• [Requirements]: Write the data out again exactly, dropping any images it holds.
____ Recorded information
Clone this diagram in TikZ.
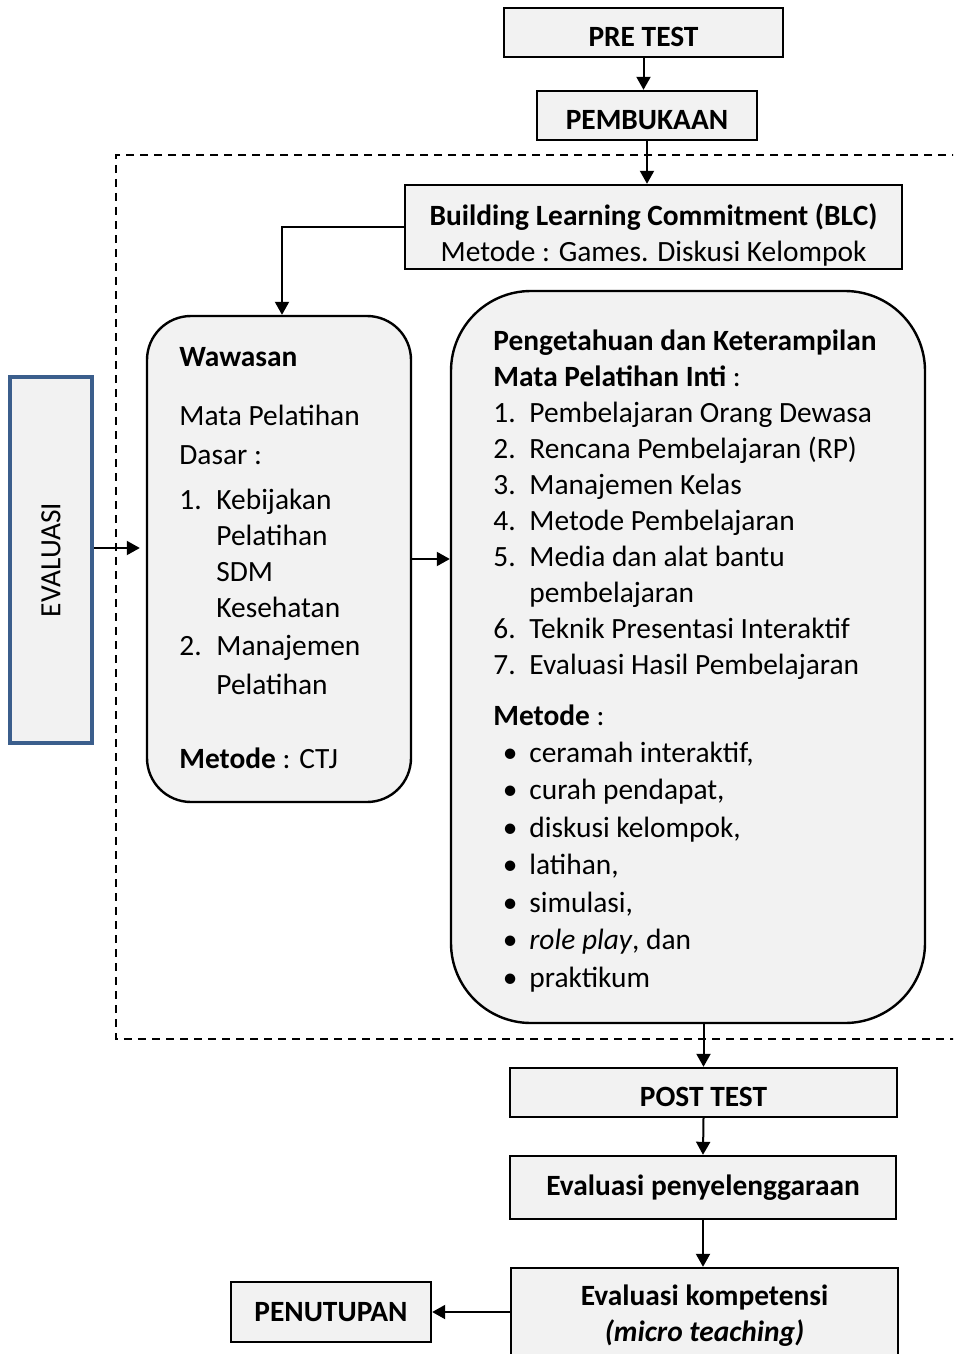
\documentclass[tikz,border=0pt]{standalone}
\usepackage{fontspec}
\setmainfont{Carlito}
\usetikzlibrary{positioning,arrows.meta}
\definecolor{boxgray}{HTML}{F2F2F2}
\definecolor{evalblue}{HTML}{3B5E8C}

\begin{document}
\begin{tikzpicture}[x=0.5pt,y=-0.5pt,
        font=\fontsize{14.7}{18}\selectfont,
        box/.style={draw,line width=1.2pt,fill=boxgray,inner sep=0pt,align=center},
        lowbox/.style={box,text height=14pt,text depth=0pt},
        roundbox/.style={box,rounded corners=#1},
        arr/.style={line width=1pt,-{Triangle[length=6.5pt,width=7pt]}},
        frame/.style={line width=0.9pt,dash pattern=on 4pt off 3pt},
        txt/.style={anchor=north west,align=left,inner sep=0pt}]
        \clip (0,0) rectangle (953,1354);

        % dashed frame round the core part
        \draw[frame] (960,155) -- (116,155) -- (116,1039) -- (960,1039);

        \node [lowbox,minimum width=139.5pt,minimum height=24.5pt] (pretest) at (643.5,32.5) {\textbf{PRE TEST}};
        \node [lowbox,minimum width=110pt,minimum height=24.5pt] (pembukaan) at (647,115.5) {\textbf{PEMBUKAAN}};
        \node [box,minimum width=248.5pt,minimum height=42pt] (blc) at (653.5,227) {};
        \node [align=center,inner sep=0pt] (blctext) at (653.5,235) {\textbf{Building Learning Commitment (BLC)}\\Metode : Games. Diskusi Kelompok};

        \node [roundbox=22pt,minimum width=132pt,minimum height=243pt] (wawasan) at (279,559) {};
        \node [roundbox=40pt,minimum width=237pt,minimum height=366pt] (inti) at (688,657) {};
        \node [box,draw=evalblue,line width=2pt,minimum width=41pt,minimum height=183pt] (evaluasi) at (51,560) {};
        \node [rotate=90] (evaluasilabel) at (evaluasi.center) {EVALUASI};

        \node [txt] (wawasantext) at (179,347) {%
          \textbf{Wawasan}\\[11.5pt]
          Mata Pelatihan\\[1.5pt]
          Dasar :\\[4.5pt]
          \makebox[18.5pt][l]{1.}Kebijakan\\
          \makebox[18.5pt][l]{}Pelatihan\\
          \makebox[18.5pt][l]{}SDM\\
          \makebox[18.5pt][l]{}Kesehatan\\[1pt]
          \makebox[18.5pt][l]{2.}Manajemen\\[1.5pt]
          \makebox[18.5pt][l]{}Pelatihan\\[19pt]
          \textbf{Metode} : CTJ};

        \node [txt] (intitext) at (493,329) {%
          \textbf{Pengetahuan dan Keterampilan}\\
          \textbf{Mata Pelatihan Inti} :\\
          \makebox[18pt][l]{1.}Pembelajaran Orang Dewasa\\
          \makebox[18pt][l]{2.}Rencana Pembelajaran (RP)\\
          \makebox[18pt][l]{3.}Manajemen Kelas\\
          \makebox[18pt][l]{4.}Metode Pembelajaran\\
          \makebox[18pt][l]{5.}Media dan alat bantu\\
          \makebox[18pt][l]{}pembelajaran\\
          \makebox[18pt][l]{6.}Teknik Presentasi Interaktif\\
          \makebox[18pt][l]{7.}Evaluasi Hasil Pembelajaran\\[7.5pt]
          \textbf{Metode} :\\[0.5pt]
          \makebox[18pt][r]{\textbullet\hspace{6pt}}ceramah interaktif,\\[0.75pt]
          \makebox[18pt][r]{\textbullet\hspace{6pt}}curah pendapat,\\[0.75pt]
          \makebox[18pt][r]{\textbullet\hspace{6pt}}diskusi kelompok,\\[0.75pt]
          \makebox[18pt][r]{\textbullet\hspace{6pt}}latihan,\\[0.75pt]
          \makebox[18pt][r]{\textbullet\hspace{6pt}}simulasi,\\[0.75pt]
          \makebox[18pt][r]{\textbullet\hspace{6pt}}\textit{role play}, dan\\[0.75pt]
          \makebox[18pt][r]{\textbullet\hspace{6pt}}praktikum};

        \node [lowbox,minimum width=193.5pt,minimum height=24.5pt] (posttest) at (703.5,1092.5) {\textbf{POST TEST}};
        \node [box,minimum width=193pt,minimum height=31.5pt] (penyelenggaraan) at (703,1187.5) {\textbf{Evaluasi penyelenggaraan}};
        \node [box,minimum width=193.5pt,minimum height=48pt] (kompetensi) at (704.5,1316) {\textbf{Evaluasi kompetensi}\\\textbf{\textit{(micro teaching)}}};
        \node [box,minimum width=100pt,minimum height=30pt] (penutupan) at (331,1312) {\textbf{PENUTUPAN}};

        \draw[arr] (pretest.south) -- (pretest.south |- pembukaan.north);
        \draw[arr] (pembukaan.south) -- (pembukaan.south |- blc.north);
        \draw[arr] (blc.west) -| ([xshift=1.5pt]wawasan.north);
        \draw[arr] (wawasan.east) -- (wawasan.east -| inti.west);
        \draw[arr,shorten >=3pt] ([yshift=6pt]evaluasi.east) -- ([yshift=6pt]evaluasi.east -| wawasan.west);
        \draw[arr] (posttest.north |- inti.south) -- (posttest.north);
        \draw[arr] (posttest.south) -- (penyelenggaraan.north);
        \draw[arr] (penyelenggaraan.south) -- (penyelenggaraan.south |- kompetensi.north);
        \draw[arr] (kompetensi.west |- penutupan.east) -- (penutupan.east);
    \end{tikzpicture}
\end{document}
________
• [Answer to the problem]:
Clone this diagram in TikZ.
\documentclass[tikz,border=0pt]{standalone}
\usepackage{fontspec}
\setmainfont{Carlito}
\usetikzlibrary{positioning,arrows.meta}
\definecolor{boxgray}{HTML}{F2F2F2}
\definecolor{evalblue}{HTML}{3B5E8C}

\begin{document}
\begin{tikzpicture}[x=0.5pt,y=-0.5pt,
        font=\fontsize{14.7}{18}\selectfont,
        box/.style={draw,line width=1.2pt,fill=boxgray,inner sep=0pt,align=center},
        lowbox/.style={box,text height=14pt,text depth=0pt},
        roundbox/.style={box,rounded corners=#1},
        arr/.style={line width=1pt,-{Triangle[length=6.5pt,width=7pt]}},
        frame/.style={line width=0.9pt,dash pattern=on 4pt off 3pt},
        txt/.style={anchor=north west,align=left,inner sep=0pt}]
        \clip (0,0) rectangle (953,1354);

        % dashed frame round the core part
        \draw[frame] (960,155) -- (116,155) -- (116,1039) -- (960,1039);

        \node [lowbox,minimum width=139.5pt,minimum height=24.5pt] (pretest) at (643.5,32.5) {\textbf{PRE TEST}};
        \node [lowbox,minimum width=110pt,minimum height=24.5pt] (pembukaan) at (647,115.5) {\textbf{PEMBUKAAN}};
        \node [box,minimum width=248.5pt,minimum height=42pt] (blc) at (653.5,227) {};
        \node [align=center,inner sep=0pt] (blctext) at (653.5,235) {\textbf{Building Learning Commitment (BLC)}\\Metode : Games. Diskusi Kelompok};

        \node [roundbox=22pt,minimum width=132pt,minimum height=243pt] (wawasan) at (279,559) {};
        \node [roundbox=40pt,minimum width=237pt,minimum height=366pt] (inti) at (688,657) {};
        \node [box,draw=evalblue,line width=2pt,minimum width=41pt,minimum height=183pt] (evaluasi) at (51,560) {};
        \node [rotate=90] (evaluasilabel) at (evaluasi.center) {EVALUASI};

        \node [txt] (wawasantext) at (179,347) {%
          \textbf{Wawasan}\\[11.5pt]
          Mata Pelatihan\\[1.5pt]
          Dasar :\\[4.5pt]
          \makebox[18.5pt][l]{1.}Kebijakan\\
          \makebox[18.5pt][l]{}Pelatihan\\
          \makebox[18.5pt][l]{}SDM\\
          \makebox[18.5pt][l]{}Kesehatan\\[1pt]
          \makebox[18.5pt][l]{2.}Manajemen\\[1.5pt]
          \makebox[18.5pt][l]{}Pelatihan\\[19pt]
          \textbf{Metode} : CTJ};

        \node [txt] (intitext) at (493,329) {%
          \textbf{Pengetahuan dan Keterampilan}\\
          \textbf{Mata Pelatihan Inti} :\\
          \makebox[18pt][l]{1.}Pembelajaran Orang Dewasa\\
          \makebox[18pt][l]{2.}Rencana Pembelajaran (RP)\\
          \makebox[18pt][l]{3.}Manajemen Kelas\\
          \makebox[18pt][l]{4.}Metode Pembelajaran\\
          \makebox[18pt][l]{5.}Media dan alat bantu\\
          \makebox[18pt][l]{}pembelajaran\\
          \makebox[18pt][l]{6.}Teknik Presentasi Interaktif\\
          \makebox[18pt][l]{7.}Evaluasi Hasil Pembelajaran\\[7.5pt]
          \textbf{Metode} :\\[0.5pt]
          \makebox[18pt][r]{\textbullet\hspace{6pt}}ceramah interaktif,\\[0.75pt]
          \makebox[18pt][r]{\textbullet\hspace{6pt}}curah pendapat,\\[0.75pt]
          \makebox[18pt][r]{\textbullet\hspace{6pt}}diskusi kelompok,\\[0.75pt]
          \makebox[18pt][r]{\textbullet\hspace{6pt}}latihan,\\[0.75pt]
          \makebox[18pt][r]{\textbullet\hspace{6pt}}simulasi,\\[0.75pt]
          \makebox[18pt][r]{\textbullet\hspace{6pt}}\textit{role play}, dan\\[0.75pt]
          \makebox[18pt][r]{\textbullet\hspace{6pt}}praktikum};

        \node [lowbox,minimum width=193.5pt,minimum height=24.5pt] (posttest) at (703.5,1092.5) {\textbf{POST TEST}};
        \node [box,minimum width=193pt,minimum height=31.5pt] (penyelenggaraan) at (703,1187.5) {\textbf{Evaluasi penyelenggaraan}};
        \node [box,minimum width=193.5pt,minimum height=48pt] (kompetensi) at (704.5,1316) {\textbf{Evaluasi kompetensi}\\\textbf{\textit{(micro teaching)}}};
        \node [box,minimum width=100pt,minimum height=30pt] (penutupan) at (331,1312) {\textbf{PENUTUPAN}};

        \draw[arr] (pretest.south) -- (pretest.south |- pembukaan.north);
        \draw[arr] (pembukaan.south) -- (pembukaan.south |- blc.north);
        \draw[arr] (blc.west) -| ([xshift=1.5pt]wawasan.north);
        \draw[arr] (wawasan.east) -- (wawasan.east -| inti.west);
        \draw[arr,shorten >=3pt] ([yshift=6pt]evaluasi.east) -- ([yshift=6pt]evaluasi.east -| wawasan.west);
        \draw[arr] (posttest.north |- inti.south) -- (posttest.north);
        \draw[arr] (posttest.south) -- (penyelenggaraan.north);
        \draw[arr] (penyelenggaraan.south) -- (penyelenggaraan.south |- kompetensi.north);
        \draw[arr] (kompetensi.west |- penutupan.east) -- (penutupan.east);
    \end{tikzpicture}
\end{document}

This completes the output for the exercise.